--- START COLLECTED DATA ---

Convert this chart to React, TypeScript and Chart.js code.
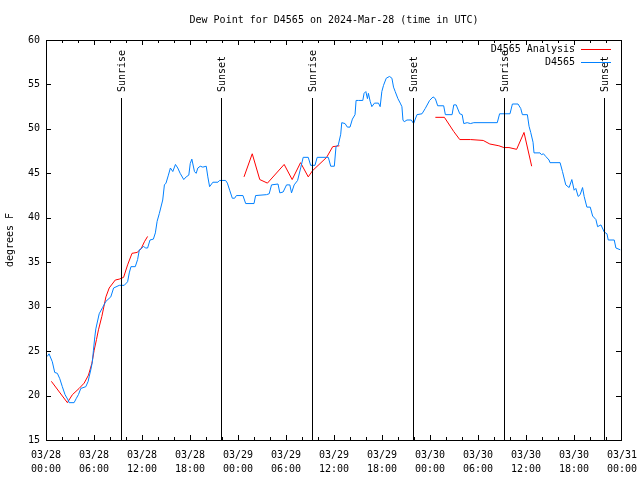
import React, { useEffect, useRef } from "react";
import { Chart, registerables } from "chart.js";

Chart.register(...registerables);

const TITLE = "Dew Point for D4565 on 2024-Mar-28 (time in UTC)";
const Y_TITLE = "degrees F";
const FONT = "'DejaVu Sans Mono', 'Liberation Mono', monospace";

// x in hours since 03/28 00:00 UTC
const xTickHours = [0, 6, 12, 18, 24, 30, 36, 42, 48, 54, 60, 66, 72];
const xTickDates = ["03/28", "03/28", "03/28", "03/28", "03/29", "03/29", "03/29", "03/29", "03/30", "03/30", "03/30", "03/30", "03/31"];
const xTickTimes = ["00:00", "06:00", "12:00", "18:00", "00:00", "06:00", "12:00", "18:00", "00:00", "06:00", "12:00", "18:00", "00:00"];
const xMinorHours = [2, 4, 8, 10, 14, 16, 20, 22, 26, 28, 32, 34, 38, 40, 44, 46, 50, 52, 56, 58, 62, 64, 68, 70];
const yTicks = [15, 20, 25, 30, 35, 40, 45, 50, 55, 60];

const sunLabels = ["Sunrise", "Sunset", "Sunrise", "Sunset", "Sunrise", "Sunset"];
const sunHours = [9.375, 21.875, 33.25, 45.875, 57.25, 69.75];

const seriesLabels = ["D4565 Analysis", "D4565"];

const analysisHours = [
  0.67, 2.67, 3.3, 4.14, 4.77, 5.31, 5.73, 6.02, 6.31, 6.56, 6.98, 7.49, 7.9, 8.66, 9.16, 9.7, 10.2, 10.75, 11.38, 11.88, 12.3, 12.7,
  18.0,
  24.75, 25.78, 26.72, 27.68, 29.77, 30.77, 31.82, 32.78, 33.32, 35.08, 35.84, 36.67,
  42.0,
  48.67, 49.8, 50.97, 51.72, 53.06, 54.65, 55.48, 56.61, 57.24, 57.87, 58.83, 59.75, 60.71,
];
const analysisValues: (number | null)[] = [
  21.6, 19.2, 20.1, 20.8, 21.4, 22.3, 23.6, 25.1, 26.3, 27.4, 28.9, 31.1, 32.1, 33.0, 33.1, 33.3, 34.7, 36.0, 36.1, 36.5, 37.3, 37.9,
  null,
  44.6, 47.2, 44.3, 43.9, 46.0, 44.3, 46.2, 44.6, 45.3, 46.8, 48.0, 48.1,
  null,
  51.3, 51.3, 49.7, 48.8, 48.8, 48.7, 48.3, 48.1, 47.9, 47.9, 47.7, 49.6, 45.8,
];

const obsHours = [
  0.16, 0.38, 0.79, 1.09, 1.42, 1.72, 2.04, 2.38, 2.76, 2.89, 3.51, 3.8, 4.05, 4.35, 4.98, 5.27, 5.39, 5.6, 5.8, 5.93,
  6.1, 6.23, 6.65, 7.07, 7.49, 8.1, 8.45, 9.16, 9.78, 10.2, 10.41, 10.62, 11.16, 11.45, 11.67, 11.88, 12.2, 12.42, 12.7, 13.0,
  13.42, 13.67, 13.89, 14.17, 14.59, 14.8, 15.0, 15.3, 15.55, 15.85, 16.18, 16.47, 16.77, 17.22, 17.52, 17.85, 18.03, 18.23, 18.56, 18.77,
  18.98, 19.28, 19.6, 20.03, 20.23, 20.45, 20.86, 21.49, 21.7, 22.45, 22.67, 22.96, 23.29, 23.58, 23.8, 24.62, 24.96, 26.0, 26.2, 27.56,
  27.9, 28.19, 29.0, 29.23, 29.64, 30.07, 30.48, 30.69, 31.02, 31.45, 31.86, 32.15, 32.78, 33.08, 33.62, 33.9, 35.29, 35.59, 36.04, 36.25,
  36.54, 36.84, 36.97, 37.38, 37.67, 38.0, 38.3, 38.63, 38.76, 39.05, 39.6, 39.76, 39.98, 40.18, 40.3, 40.52, 40.73, 41.06, 41.56, 41.77,
  41.98, 42.19, 42.53, 42.94, 43.24, 43.44, 43.65, 43.99, 44.28, 44.49, 44.62, 44.78, 45.12, 45.66, 45.95, 46.37, 47.0, 47.41, 47.95, 48.38,
  48.67, 48.96, 49.71, 49.92, 50.76, 50.97, 51.27, 51.72, 52.02, 52.22, 52.65, 53.06, 53.48, 56.41, 56.7, 58.0, 58.3, 59.0, 59.34, 59.55,
  60.17, 60.38, 60.59, 60.88, 61.0, 61.75, 61.93, 62.18, 62.47, 62.88, 63.0, 64.26, 64.56, 64.97, 65.39, 65.73, 66.02, 66.23, 66.52, 66.77,
  67.07, 67.27, 67.61, 68.03, 68.33, 68.74, 68.95, 69.37, 69.78, 70.12, 70.28, 71.03, 71.24, 71.78,
];
const obsValues = [
  24.4, 24.7, 23.8, 22.6, 22.5, 21.9, 21.0, 20.1, 19.5, 19.2, 19.2, 19.7, 20.1, 20.8, 21.0, 21.6, 22.1, 22.9, 23.8, 25.1,
  26.6, 27.5, 29.2, 29.9, 30.6, 31.1, 32.1, 32.4, 32.4, 32.8, 33.8, 34.5, 34.5, 35.3, 36.4, 36.5, 36.8, 36.6, 36.6, 37.5,
  37.6, 38.3, 39.6, 40.5, 42.0, 43.7, 43.9, 44.8, 45.6, 45.2, 46.0, 45.6, 45.0, 44.3, 44.6, 44.8, 46.1, 46.6, 45.2, 45.0,
  45.6, 45.8, 45.7, 45.8, 44.6, 43.5, 44.0, 44.0, 44.2, 44.2, 43.9, 43.1, 42.2, 42.2, 42.5, 42.5, 41.6, 41.6, 42.5, 42.6,
  42.7, 43.7, 43.8, 42.8, 42.9, 43.7, 43.7, 42.8, 43.7, 44.2, 45.7, 46.8, 46.8, 45.9, 45.9, 46.8, 46.8, 45.8, 45.8, 48.0,
  48.2, 49.4, 50.7, 50.6, 50.2, 50.2, 51.1, 51.6, 53.2, 53.2, 53.2, 54.0, 54.2, 53.4, 54.0, 53.1, 52.5, 52.9, 52.9, 52.5,
  54.2, 54.9, 55.7, 55.9, 55.7, 54.7, 54.2, 53.4, 52.9, 52.5, 51.0, 50.8, 51.0, 51.0, 50.6, 51.6, 51.7, 52.3, 53.2, 53.6,
  53.4, 52.6, 52.6, 51.6, 51.6, 52.7, 52.7, 51.7, 51.6, 50.6, 50.7, 50.6, 50.7, 50.7, 51.7, 51.7, 52.8, 52.8, 52.3, 51.6,
  51.6, 50.3, 49.6, 48.5, 47.3, 47.3, 47.1, 47.2, 46.9, 46.5, 46.2, 46.2, 45.2, 43.7, 43.4, 44.3, 43.1, 43.3, 42.4, 42.6,
  43.4, 42.4, 41.2, 41.2, 40.2, 39.8, 39.0, 39.2, 38.4, 38.2, 37.5, 37.5, 36.6, 36.4,
];

const RED = "#ff0000";
const BLUE = "rgb(0,128,255)";

const framePlugin = {
  id: "gnuframe",
  afterDatasetsDraw(chart: any) {
    const { ctx, chartArea: a, scales } = chart;
    const xs = scales.x;
    const ys = scales.y;
    ctx.save();
    ctx.strokeStyle = "#000";
    ctx.lineWidth = 1;
    ctx.font = `10px ${FONT}`;
    ctx.fillStyle = "#000";
    // sunrise / sunset markers
    sunHours.forEach((h, i) => {
      const x = Math.round(xs.getPixelForValue(h)) + 0.5;
      ctx.beginPath();
      ctx.moveTo(x, a.top + 58);
      ctx.lineTo(x, a.bottom);
      ctx.stroke();
      ctx.save();
      ctx.translate(x + 0.5, a.top + 52);
      ctx.rotate(-Math.PI / 2);
      ctx.textAlign = "left";
      ctx.textBaseline = "middle";
      ctx.fillText(sunLabels[i], 0, 0);
      ctx.restore();
    });
    // border
    ctx.strokeRect(a.left + 0.5, a.top + 0.5, a.right - a.left - 1, a.bottom - a.top);
    // ticks
    ctx.beginPath();
    xTickHours.forEach((h) => {
      const x = Math.min(Math.round(xs.getPixelForValue(h)), a.right - 1) + 0.5;
      ctx.moveTo(x, a.bottom);
      ctx.lineTo(x, a.bottom - 5);
      ctx.moveTo(x, a.top);
      ctx.lineTo(x, a.top + 5);
    });
    xMinorHours.forEach((h) => {
      const x = Math.round(xs.getPixelForValue(h)) + 0.5;
      ctx.moveTo(x, a.bottom);
      ctx.lineTo(x, a.bottom - 3);
      ctx.moveTo(x, a.top);
      ctx.lineTo(x, a.top + 3);
    });
    yTicks.forEach((v) => {
      const y = Math.round(ys.getPixelForValue(v)) + 0.5;
      ctx.moveTo(a.left, y);
      ctx.lineTo(a.left + 5, y);
      ctx.moveTo(a.right - 1, y);
      ctx.lineTo(a.right - 6, y);
    });
    ctx.stroke();
    // key
    const colors = [RED, BLUE];
    seriesLabels.forEach((lab, i) => {
      const y = a.top + 9.5 + i * 13;
      ctx.textAlign = "right";
      ctx.textBaseline = "middle";
      ctx.fillStyle = "#000";
      ctx.fillText(lab, a.right - 47, y);
      ctx.strokeStyle = colors[i];
      ctx.beginPath();
      ctx.moveTo(a.right - 41, y);
      ctx.lineTo(a.right - 11, y);
      ctx.stroke();
    });
    ctx.restore();
  },
};

export default function App() {
  const ref = useRef<HTMLCanvasElement>(null);
  useEffect(() => {
    if (!ref.current) return;
    const redData = analysisHours.map((h, i) => ({ x: h, y: analysisValues[i] }));
    const blueData = obsHours.map((h, i) => ({ x: h, y: obsValues[i] }));
    const font = { family: FONT, size: 10, weight: "normal" as const, lineHeight: 1.2 };
    const chart = new Chart(ref.current, {
      type: "line",
      data: {
        datasets: [
          { label: seriesLabels[0], data: redData as any, borderColor: RED, borderWidth: 1, pointRadius: 0, spanGaps: false, tension: 0, order: 2, fill: false },
          { label: seriesLabels[1], data: blueData as any, borderColor: BLUE, borderWidth: 1, pointRadius: 0, tension: 0, order: 1, fill: false },
        ],
      },
      options: {
        animation: false,
        responsive: false,
        devicePixelRatio: 1,
        parsing: false as any,
        layout: { padding: { left: 0, right: 18, top: 0, bottom: 0 } },
        events: [],
        plugins: {
          legend: { display: false },
          tooltip: { enabled: false },
          title: {
            display: true,
            text: TITLE,
            color: "#000",
            fullSize: false,
            font,
            padding: { top: 14, bottom: 14 },
          },
        },
        scales: {
          x: {
            type: "linear",
            min: 0,
            max: 72,
            afterBuildTicks: (s: any) => {
              s.ticks = xTickHours.map((v) => ({ value: v }));
            },
            afterFit: (s: any) => {
              s.height = 40;
              s.paddingLeft = 0;
              s.paddingRight = 0;
            },
            grid: { display: false, drawTicks: false },
            border: { display: false },
            ticks: {
              autoSkip: false,
              maxRotation: 0,
              minRotation: 0,
              padding: 8,
              color: "#000",
              font: { ...font, lineHeight: 1.4 },
              callback: (v: any) => {
                const i = xTickHours.indexOf(Number(v));
                return i >= 0 ? [xTickDates[i], xTickTimes[i]] : "";
              },
            },
          },
          y: {
            type: "linear",
            min: 15,
            max: 60,
            afterBuildTicks: (s: any) => {
              s.ticks = yTicks.map((v) => ({ value: v }));
            },
            afterFit: (s: any) => {
              s.width = 46;
              s.paddingTop = 0;
              s.paddingBottom = 0;
            },
            grid: { display: false, drawTicks: false },
            border: { display: false },
            title: { display: true, text: Y_TITLE, color: "#000", font, padding: { top: 4, bottom: 0 } },
            ticks: {
              padding: 6,
              color: "#000",
              font,
              callback: (v: any) => String(v),
            },
          },
        },
      },
      plugins: [framePlugin],
    });
    return () => chart.destroy();
  }, []);
  return (
    <div style={{ position: "fixed", left: 0, top: 0, width: 640, height: 480, background: "#fff" }}>
      <canvas ref={ref} width={640} height={480} style={{ display: "block", width: 640, height: 480 }} />
    </div>
  );
}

--- END COLLECTED DATA ---

Without the pictures, please reproduce each line of the listing above exactly, from the first one through the line bearing "Chart.register(...registerables);".

* [COMPLETE ANSWER]:
Convert this chart to React, TypeScript and Chart.js code.
import React, { useEffect, useRef } from "react";
import { Chart, registerables } from "chart.js";

Chart.register(...registerables);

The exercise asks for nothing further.